| WHAT YOU HAVE TO DO |
Strip the pictures and reproduce the rest of the listing exactly.
[START STORED DATA]
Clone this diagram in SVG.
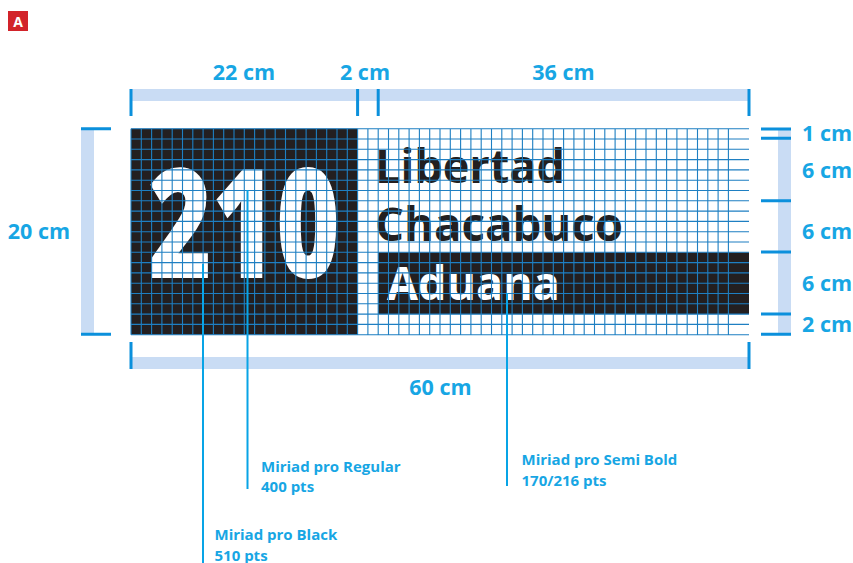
<svg xmlns="http://www.w3.org/2000/svg" width="853" height="563" viewBox="0 0 853 563">
<style>
.dim{font-family:"Open Sans","Liberation Sans",sans-serif;font-weight:700;font-size:21.5px;fill:#17a6e4}
.lbl{font-family:"Open Sans","Liberation Sans",sans-serif;font-weight:700;font-size:15px;fill:#17a6e4}
.band{fill:#c9dcf4}
.tick{stroke:#0b90dc;stroke-width:3;fill:none}
.lead{stroke:#08a4e6;stroke-width:2;fill:none}
.dark{fill:#231f20}
.grid{stroke:#1e7fc2;stroke-width:1.1;fill:none}
.big{font-family:"Open Sans","Liberation Sans",sans-serif;font-weight:800}
.name{font-family:"Open Sans","Liberation Sans",sans-serif;font-weight:700;font-size:46px}
</style>
<rect width="853" height="563" fill="#ffffff"/>
<g id="badge">
<rect x="8" y="11" width="20" height="20" fill="#d2232a"/>
<text x="18" y="26.5" text-anchor="middle" font-family="Open Sans, Liberation Sans, sans-serif" font-weight="700" font-size="14" fill="#ffffff">A</text>
</g>
<g id="sign">
<rect x="131" y="128.7" width="618" height="206" fill="#ffffff"/>
<rect class="dark" x="131" y="128.7" width="226.6" height="206"/>
<rect class="dark" x="378.2" y="252.3" width="370.8" height="61.8"/>
<text class="big" x="148" y="278.3" font-size="153" fill="#ffffff" textLength="192" lengthAdjust="spacingAndGlyphs">210</text>
<text class="name" x="375" y="183.3" fill="#231f20" textLength="190" lengthAdjust="spacingAndGlyphs">Libertad</text>
<text class="name" x="375" y="240.7" fill="#231f20" textLength="248" lengthAdjust="spacingAndGlyphs">Chacabuco</text>
<text class="name" x="387" y="300" fill="#ffffff" textLength="173" lengthAdjust="spacingAndGlyphs">Aduana</text>
<path class="grid" d="M131 128.7v206m10.3-206v206m10.3-206v206m10.3-206v206m10.3-206v206m10.3-206v206m10.3-206v206m10.3-206v206m10.3-206v206m10.3-206v206m10.3-206v206m10.3-206v206m10.3-206v206m10.3-206v206m10.3-206v206m10.3-206v206m10.3-206v206m10.3-206v206m10.3-206v206m10.3-206v206m10.3-206v206m10.3-206v206m10.3-206v206m10.3-206v206m10.3-206v206m10.3-206v206m10.3-206v206m10.3-206v206m10.3-206v206m10.3-206v206m10.3-206v206m10.3-206v206m10.3-206v206m10.3-206v206m10.3-206v206m10.3-206v206m10.3-206v206m10.3-206v206m10.3-206v206m10.3-206v206m10.3-206v206m10.3-206v206m10.3-206v206m10.3-206v206m10.3-206v206m10.3-206v206m10.3-206v206m10.3-206v206m10.3-206v206m10.3-206v206m10.3-206v206m10.3-206v206m10.3-206v206m10.3-206v206m10.3-206v206m10.3-206v206m10.3-206v206m10.3-206v206m10.3-206v206M131 128.7h618m-618 10.3h618m-618 10.3h618m-618 10.3h618m-618 10.3h618m-618 10.3h618m-618 10.3h618m-618 10.3h618m-618 10.3h618m-618 10.3h618m-618 10.3h618m-618 10.3h618m-618 10.3h618m-618 10.3h618m-618 10.3h618m-618 10.3h618m-618 10.3h618m-618 10.3h618m-618 10.3h618m-618 10.3h618m-618 10.3h618"/>
</g>
<g id="dim-top">
<rect class="band" x="131" y="89" width="618" height="12"/>
<path class="tick" d="M131 89V116M357.6 89V116M378.2 89V116M749 89V116"/>
<text class="dim" x="244" y="80" text-anchor="middle">22 cm</text>
<text class="dim" x="365" y="80" text-anchor="middle">2 cm</text>
<text class="dim" x="563.5" y="80" text-anchor="middle">36 cm</text>
</g>
<g id="dim-left">
<rect class="band" x="81" y="128.7" width="13" height="206"/>
<path class="tick" d="M81 128.7H111M81 334.3H111"/>
<text class="dim" x="39" y="239" text-anchor="middle">20 cm</text>
</g>
<g id="dim-bottom">
<rect class="band" x="131" y="357" width="618" height="12"/>
<path class="tick" d="M131 342V369M749 342V369"/>
<text class="dim" x="440.5" y="395" text-anchor="middle">60 cm</text>
</g>
<g id="dim-right">
<rect class="band" x="778" y="128.7" width="13" height="206"/>
<path class="tick" d="M761 129H791M761 138.3H791M761 200.7H791M761 252H791M761 314H791M761 334.3H791"/>
<text class="dim" x="802" y="141">1 cm</text>
<text class="dim" x="802" y="177.7">6 cm</text>
<text class="dim" x="802" y="239">6 cm</text>
<text class="dim" x="802" y="290.7">6 cm</text>
<text class="dim" x="802" y="332.3">2 cm</text>
</g>
<g id="connectors">
<path class="lead" d="M203 264V563"/>
<path class="lead" d="M247.5 190V489"/>
<path class="lead" d="M507 293V486"/>
</g>
<g id="label-regular">
<text class="lbl" x="261" y="471.5">Miriad pro Regular</text>
<text class="lbl" x="261" y="492">400 pts</text>
</g>
<g id="label-semibold">
<text class="lbl" x="521.5" y="465">Miriad pro Semi Bold</text>
<text class="lbl" x="521.5" y="485.5">170/216 pts</text>
</g>
<g id="label-black">
<text class="lbl" x="214.5" y="540">Miriad pro Black</text>
<text class="lbl" x="214.5" y="560.5">510 pts</text>
</g>
</svg>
[END STORED DATA]
| RESULT FOR THIS EXERCISE |
Clone this diagram in SVG.
<svg xmlns="http://www.w3.org/2000/svg" width="853" height="563" viewBox="0 0 853 563">
<style>
.dim{font-family:"Open Sans","Liberation Sans",sans-serif;font-weight:700;font-size:21.5px;fill:#17a6e4}
.lbl{font-family:"Open Sans","Liberation Sans",sans-serif;font-weight:700;font-size:15px;fill:#17a6e4}
.band{fill:#c9dcf4}
.tick{stroke:#0b90dc;stroke-width:3;fill:none}
.lead{stroke:#08a4e6;stroke-width:2;fill:none}
.dark{fill:#231f20}
.grid{stroke:#1e7fc2;stroke-width:1.1;fill:none}
.big{font-family:"Open Sans","Liberation Sans",sans-serif;font-weight:800}
.name{font-family:"Open Sans","Liberation Sans",sans-serif;font-weight:700;font-size:46px}
</style>
<rect width="853" height="563" fill="#ffffff"/>
<g id="badge">
<rect x="8" y="11" width="20" height="20" fill="#d2232a"/>
<text x="18" y="26.5" text-anchor="middle" font-family="Open Sans, Liberation Sans, sans-serif" font-weight="700" font-size="14" fill="#ffffff">A</text>
</g>
<g id="sign">
<rect x="131" y="128.7" width="618" height="206" fill="#ffffff"/>
<rect class="dark" x="131" y="128.7" width="226.6" height="206"/>
<rect class="dark" x="378.2" y="252.3" width="370.8" height="61.8"/>
<text class="big" x="148" y="278.3" font-size="153" fill="#ffffff" textLength="192" lengthAdjust="spacingAndGlyphs">210</text>
<text class="name" x="375" y="183.3" fill="#231f20" textLength="190" lengthAdjust="spacingAndGlyphs">Libertad</text>
<text class="name" x="375" y="240.7" fill="#231f20" textLength="248" lengthAdjust="spacingAndGlyphs">Chacabuco</text>
<text class="name" x="387" y="300" fill="#ffffff" textLength="173" lengthAdjust="spacingAndGlyphs">Aduana</text>
<path class="grid" d="M131 128.7v206m10.3-206v206m10.3-206v206m10.3-206v206m10.3-206v206m10.3-206v206m10.3-206v206m10.3-206v206m10.3-206v206m10.3-206v206m10.3-206v206m10.3-206v206m10.3-206v206m10.3-206v206m10.3-206v206m10.3-206v206m10.3-206v206m10.3-206v206m10.3-206v206m10.3-206v206m10.3-206v206m10.3-206v206m10.3-206v206m10.3-206v206m10.3-206v206m10.3-206v206m10.3-206v206m10.3-206v206m10.3-206v206m10.3-206v206m10.3-206v206m10.3-206v206m10.3-206v206m10.3-206v206m10.3-206v206m10.3-206v206m10.3-206v206m10.3-206v206m10.3-206v206m10.3-206v206m10.3-206v206m10.3-206v206m10.3-206v206m10.3-206v206m10.3-206v206m10.3-206v206m10.3-206v206m10.3-206v206m10.3-206v206m10.3-206v206m10.3-206v206m10.3-206v206m10.3-206v206m10.3-206v206m10.3-206v206m10.3-206v206m10.3-206v206m10.3-206v206m10.3-206v206M131 128.7h618m-618 10.3h618m-618 10.3h618m-618 10.3h618m-618 10.3h618m-618 10.3h618m-618 10.3h618m-618 10.3h618m-618 10.3h618m-618 10.3h618m-618 10.3h618m-618 10.3h618m-618 10.3h618m-618 10.3h618m-618 10.3h618m-618 10.3h618m-618 10.3h618m-618 10.3h618m-618 10.3h618m-618 10.3h618m-618 10.3h618"/>
</g>
<g id="dim-top">
<rect class="band" x="131" y="89" width="618" height="12"/>
<path class="tick" d="M131 89V116M357.6 89V116M378.2 89V116M749 89V116"/>
<text class="dim" x="244" y="80" text-anchor="middle">22 cm</text>
<text class="dim" x="365" y="80" text-anchor="middle">2 cm</text>
<text class="dim" x="563.5" y="80" text-anchor="middle">36 cm</text>
</g>
<g id="dim-left">
<rect class="band" x="81" y="128.7" width="13" height="206"/>
<path class="tick" d="M81 128.7H111M81 334.3H111"/>
<text class="dim" x="39" y="239" text-anchor="middle">20 cm</text>
</g>
<g id="dim-bottom">
<rect class="band" x="131" y="357" width="618" height="12"/>
<path class="tick" d="M131 342V369M749 342V369"/>
<text class="dim" x="440.5" y="395" text-anchor="middle">60 cm</text>
</g>
<g id="dim-right">
<rect class="band" x="778" y="128.7" width="13" height="206"/>
<path class="tick" d="M761 129H791M761 138.3H791M761 200.7H791M761 252H791M761 314H791M761 334.3H791"/>
<text class="dim" x="802" y="141">1 cm</text>
<text class="dim" x="802" y="177.7">6 cm</text>
<text class="dim" x="802" y="239">6 cm</text>
<text class="dim" x="802" y="290.7">6 cm</text>
<text class="dim" x="802" y="332.3">2 cm</text>
</g>
<g id="connectors">
<path class="lead" d="M203 264V563"/>
<path class="lead" d="M247.5 190V489"/>
<path class="lead" d="M507 293V486"/>
</g>
<g id="label-regular">
<text class="lbl" x="261" y="471.5">Miriad pro Regular</text>
<text class="lbl" x="261" y="492">400 pts</text>
</g>
<g id="label-semibold">
<text class="lbl" x="521.5" y="465">Miriad pro Semi Bold</text>
<text class="lbl" x="521.5" y="485.5">170/216 pts</text>
</g>
<g id="label-black">
<text class="lbl" x="214.5" y="540">Miriad pro Black</text>
<text class="lbl" x="214.5" y="560.5">510 pts</text>
</g>
</svg>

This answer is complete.